WHAT TO DO ▸ Omit all pictures, then retype the data exactly as given.

Dataset excerpt:
··········

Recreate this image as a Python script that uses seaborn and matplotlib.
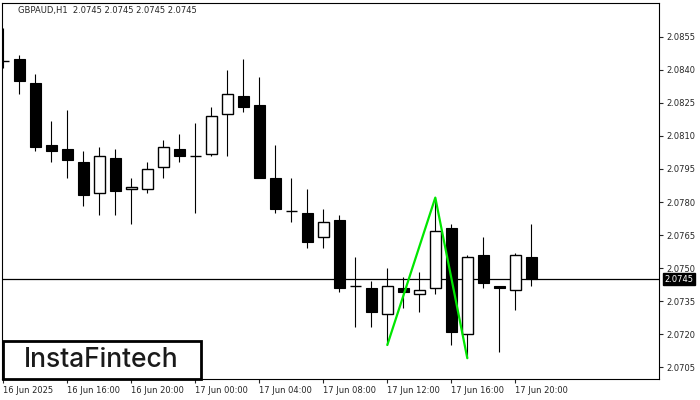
import numpy as np
import pandas as pd
import seaborn as sns
import matplotlib.pyplot as plt
from matplotlib.patches import Rectangle

# hourly candles GBPAUD H1
opens = [2.0844, 2.0845, 2.0834, 2.0806, 2.0804, 2.0798, 2.0784, 2.0800, 2.0786, 2.0786,
         2.0796, 2.0804, 2.0801, 2.0802, 2.0820, 2.0828, 2.0824, 2.0791, 2.0776, 2.0775,
         2.0764, 2.0772, 2.0742, 2.0741, 2.0729, 2.0741, 2.0738, 2.0741, 2.0768, 2.0720,
         2.0756, 2.0742, 2.0740, 2.0755]
highs = [2.0859, 2.0847, 2.0838, 2.0817, 2.0822, 2.0803, 2.0805, 2.0804, 2.0791, 2.0798,
         2.0808, 2.0811, 2.0816, 2.0823, 2.0840, 2.0845, 2.0837, 2.0806, 2.0791, 2.0786,
         2.0777, 2.0774, 2.0755, 2.0744, 2.0750, 2.0746, 2.0748, 2.0782, 2.0770, 2.0756,
         2.0764, 2.0742, 2.0757, 2.0770]
lows = [2.0841, 2.0829, 2.0803, 2.0798, 2.0791, 2.0778, 2.0774, 2.0774, 2.0770, 2.0784,
        2.0791, 2.0798, 2.0775, 2.0801, 2.0801, 2.0821, 2.0791, 2.0775, 2.0771, 2.0759,
        2.0759, 2.0739, 2.0723, 2.0723, 2.0715, 2.0732, 2.0730, 2.0738, 2.0715, 2.0709,
        2.0741, 2.0712, 2.0731, 2.0742]
closes = [2.0844, 2.0835, 2.0805, 2.0803, 2.0799, 2.0783, 2.0801, 2.0785, 2.0787, 2.0795,
          2.0805, 2.0801, 2.0801, 2.0819, 2.0829, 2.0823, 2.0791, 2.0777, 2.0776, 2.0762,
          2.0771, 2.0741, 2.0742, 2.0730, 2.0742, 2.0739, 2.0740, 2.0767, 2.0721, 2.0755,
          2.0743, 2.0741, 2.0756, 2.0745]

# double top pattern lines
pattern_idx = [24, 27, 29]
pattern_price = [2.0715, 2.0782, 2.0709]

x_labels = ['16 Jun 2025', '16 Jun 16:00', '16 Jun 20:00', '17 Jun 00:00', '17 Jun 04:00',
            '17 Jun 08:00', '17 Jun 12:00', '17 Jun 16:00', '17 Jun 20:00']
y_ticks = [2.0705, 2.0720, 2.0735, 2.0750, 2.0765, 2.0780, 2.0795, 2.0810, 2.0825, 2.0840, 2.0855]
last_price = 2.0745

df = pd.DataFrame({'open': opens, 'high': highs, 'low': lows, 'close': closes})
df['idx'] = np.arange(len(df))

sns.set_style("white")
plt.rcParams['font.family'] = ['DejaVu Sans']

fig = plt.figure(figsize=(7, 4), dpi=100)
W, H = 700, 400
ax = fig.add_axes([2 / W, 21 / H, 657 / W, 376 / H])

body_w = 0.66
for _, r in df.iterrows():
    ax.vlines(r.idx, r.low, r.high, color='black', lw=0.8, zorder=2)
    top = max(r.open, r.close)
    bot = min(r.open, r.close)
    if top - bot < 0.00003:
        ax.hlines(r.close, r.idx - body_w / 2, r.idx + body_w / 2, color='black', lw=1.0, zorder=3)
    elif r.close < r.open:
        ax.bar(r.idx, top - bot, bottom=bot, width=body_w, color='black',
               edgecolor='black', lw=0.8, zorder=3)
    else:
        ax.bar(r.idx, top - bot, bottom=bot, width=body_w, color='white',
               edgecolor='black', lw=1.0, zorder=3)

ax.axhline(last_price, color='black', lw=0.9, zorder=1)

sns.lineplot(x=pattern_idx, y=pattern_price, color='#00e600', lw=1.6, ax=ax, zorder=4)

ax.set_xlim(-0.08, 40.98)
ax.set_ylim(2.069955, 2.087045)

ax.set_xticks(np.arange(0, 33, 4))
ax.set_xticklabels(x_labels, ha='left', fontsize=6)
ax.tick_params(axis='x', direction='out', length=3, width=0.8, pad=2, bottom=True)

ax.yaxis.tick_right()
ax.set_yticks(y_ticks)
ax.set_yticklabels([f'{v:.4f}' for v in y_ticks], fontsize=6)
ax.tick_params(axis='y', direction='out', length=3, width=0.8, pad=2, right=True)
ax.set_xlabel('')
ax.set_ylabel('')
for s in ax.spines.values():
    s.set_color('black')
    s.set_linewidth(0.8)

ax.annotate(f'{last_price:.4f}', xy=(1.0, last_price), xycoords=('axes fraction', 'data'),
            xytext=(4, 0), textcoords='offset points', va='center', ha='left',
            fontsize=6, color='white',
            bbox=dict(boxstyle='square,pad=0.15', fc='black', ec='black'))

fig.text(18 / W, 1 - 11 / H, 'GBPAUD,H1  2.0745 2.0745 2.0745 2.0745',
         fontsize=6, va='center', ha='left')

# logo box
fig.patches.append(Rectangle((3 / W, 21 / H), 198 / W, 38 / H, transform=fig.transFigure,
                             fill=True, fc='white', ec='black', lw=2, zorder=5))
fig.text(101 / W, 1 - 360 / H, 'InstaFintech', fontsize=19, ha='center', va='center',
         family=['Inter', 'DejaVu Sans'], fontweight='medium', color='#1a1a1a', zorder=6)

fig.savefig('out.png', dpi=100)
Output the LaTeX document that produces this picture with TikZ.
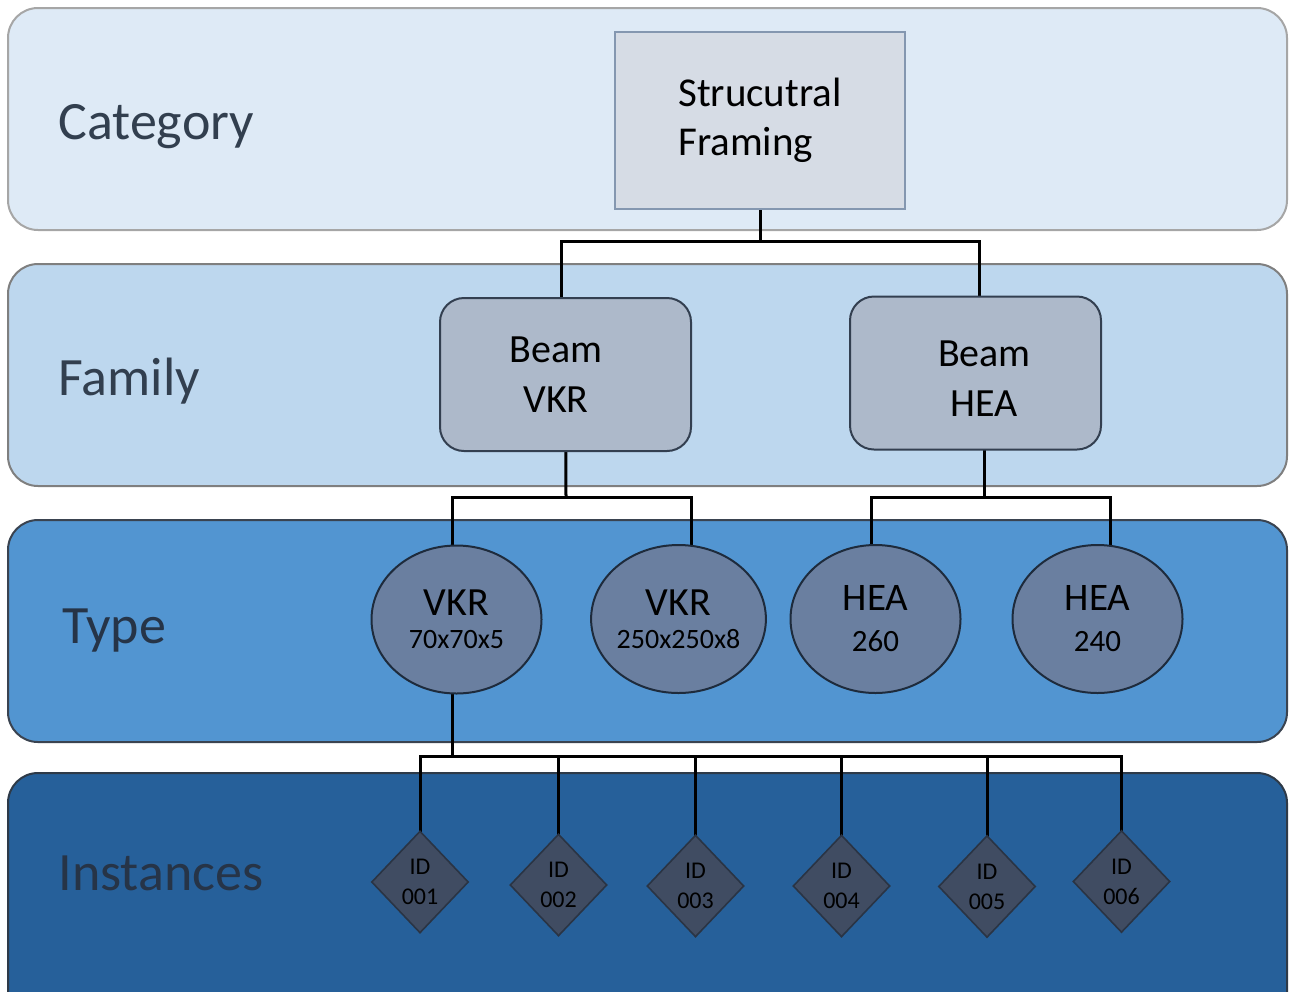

··········

THE OUTPUT ▸
Recreate this image as a Python script that uses seaborn and matplotlib.
import numpy as np
import pandas as pd
import seaborn as sns
import matplotlib.pyplot as plt
from matplotlib.patches import Rectangle

# hourly candles GBPAUD H1
opens = [2.0844, 2.0845, 2.0834, 2.0806, 2.0804, 2.0798, 2.0784, 2.0800, 2.0786, 2.0786,
         2.0796, 2.0804, 2.0801, 2.0802, 2.0820, 2.0828, 2.0824, 2.0791, 2.0776, 2.0775,
         2.0764, 2.0772, 2.0742, 2.0741, 2.0729, 2.0741, 2.0738, 2.0741, 2.0768, 2.0720,
         2.0756, 2.0742, 2.0740, 2.0755]
highs = [2.0859, 2.0847, 2.0838, 2.0817, 2.0822, 2.0803, 2.0805, 2.0804, 2.0791, 2.0798,
         2.0808, 2.0811, 2.0816, 2.0823, 2.0840, 2.0845, 2.0837, 2.0806, 2.0791, 2.0786,
         2.0777, 2.0774, 2.0755, 2.0744, 2.0750, 2.0746, 2.0748, 2.0782, 2.0770, 2.0756,
         2.0764, 2.0742, 2.0757, 2.0770]
lows = [2.0841, 2.0829, 2.0803, 2.0798, 2.0791, 2.0778, 2.0774, 2.0774, 2.0770, 2.0784,
        2.0791, 2.0798, 2.0775, 2.0801, 2.0801, 2.0821, 2.0791, 2.0775, 2.0771, 2.0759,
        2.0759, 2.0739, 2.0723, 2.0723, 2.0715, 2.0732, 2.0730, 2.0738, 2.0715, 2.0709,
        2.0741, 2.0712, 2.0731, 2.0742]
closes = [2.0844, 2.0835, 2.0805, 2.0803, 2.0799, 2.0783, 2.0801, 2.0785, 2.0787, 2.0795,
          2.0805, 2.0801, 2.0801, 2.0819, 2.0829, 2.0823, 2.0791, 2.0777, 2.0776, 2.0762,
          2.0771, 2.0741, 2.0742, 2.0730, 2.0742, 2.0739, 2.0740, 2.0767, 2.0721, 2.0755,
          2.0743, 2.0741, 2.0756, 2.0745]

# double top pattern lines
pattern_idx = [24, 27, 29]
pattern_price = [2.0715, 2.0782, 2.0709]

x_labels = ['16 Jun 2025', '16 Jun 16:00', '16 Jun 20:00', '17 Jun 00:00', '17 Jun 04:00',
            '17 Jun 08:00', '17 Jun 12:00', '17 Jun 16:00', '17 Jun 20:00']
y_ticks = [2.0705, 2.0720, 2.0735, 2.0750, 2.0765, 2.0780, 2.0795, 2.0810, 2.0825, 2.0840, 2.0855]
last_price = 2.0745

df = pd.DataFrame({'open': opens, 'high': highs, 'low': lows, 'close': closes})
df['idx'] = np.arange(len(df))

sns.set_style("white")
plt.rcParams['font.family'] = ['DejaVu Sans']

fig = plt.figure(figsize=(7, 4), dpi=100)
W, H = 700, 400
ax = fig.add_axes([2 / W, 21 / H, 657 / W, 376 / H])

body_w = 0.66
for _, r in df.iterrows():
    ax.vlines(r.idx, r.low, r.high, color='black', lw=0.8, zorder=2)
    top = max(r.open, r.close)
    bot = min(r.open, r.close)
    if top - bot < 0.00003:
        ax.hlines(r.close, r.idx - body_w / 2, r.idx + body_w / 2, color='black', lw=1.0, zorder=3)
    elif r.close < r.open:
        ax.bar(r.idx, top - bot, bottom=bot, width=body_w, color='black',
               edgecolor='black', lw=0.8, zorder=3)
    else:
        ax.bar(r.idx, top - bot, bottom=bot, width=body_w, color='white',
               edgecolor='black', lw=1.0, zorder=3)

ax.axhline(last_price, color='black', lw=0.9, zorder=1)

sns.lineplot(x=pattern_idx, y=pattern_price, color='#00e600', lw=1.6, ax=ax, zorder=4)

ax.set_xlim(-0.08, 40.98)
ax.set_ylim(2.069955, 2.087045)

ax.set_xticks(np.arange(0, 33, 4))
ax.set_xticklabels(x_labels, ha='left', fontsize=6)
ax.tick_params(axis='x', direction='out', length=3, width=0.8, pad=2, bottom=True)

ax.yaxis.tick_right()
ax.set_yticks(y_ticks)
ax.set_yticklabels([f'{v:.4f}' for v in y_ticks], fontsize=6)
ax.tick_params(axis='y', direction='out', length=3, width=0.8, pad=2, right=True)
ax.set_xlabel('')
ax.set_ylabel('')
for s in ax.spines.values():
    s.set_color('black')
    s.set_linewidth(0.8)

ax.annotate(f'{last_price:.4f}', xy=(1.0, last_price), xycoords=('axes fraction', 'data'),
            xytext=(4, 0), textcoords='offset points', va='center', ha='left',
            fontsize=6, color='white',
            bbox=dict(boxstyle='square,pad=0.15', fc='black', ec='black'))

fig.text(18 / W, 1 - 11 / H, 'GBPAUD,H1  2.0745 2.0745 2.0745 2.0745',
         fontsize=6, va='center', ha='left')

# logo box
fig.patches.append(Rectangle((3 / W, 21 / H), 198 / W, 38 / H, transform=fig.transFigure,
                             fill=True, fc='white', ec='black', lw=2, zorder=5))
fig.text(101 / W, 1 - 360 / H, 'InstaFintech', fontsize=19, ha='center', va='center',
         family=['Inter', 'DejaVu Sans'], fontweight='medium', color='#1a1a1a', zorder=6)

fig.savefig('out.png', dpi=100)
Output the LaTeX document that produces this picture with TikZ.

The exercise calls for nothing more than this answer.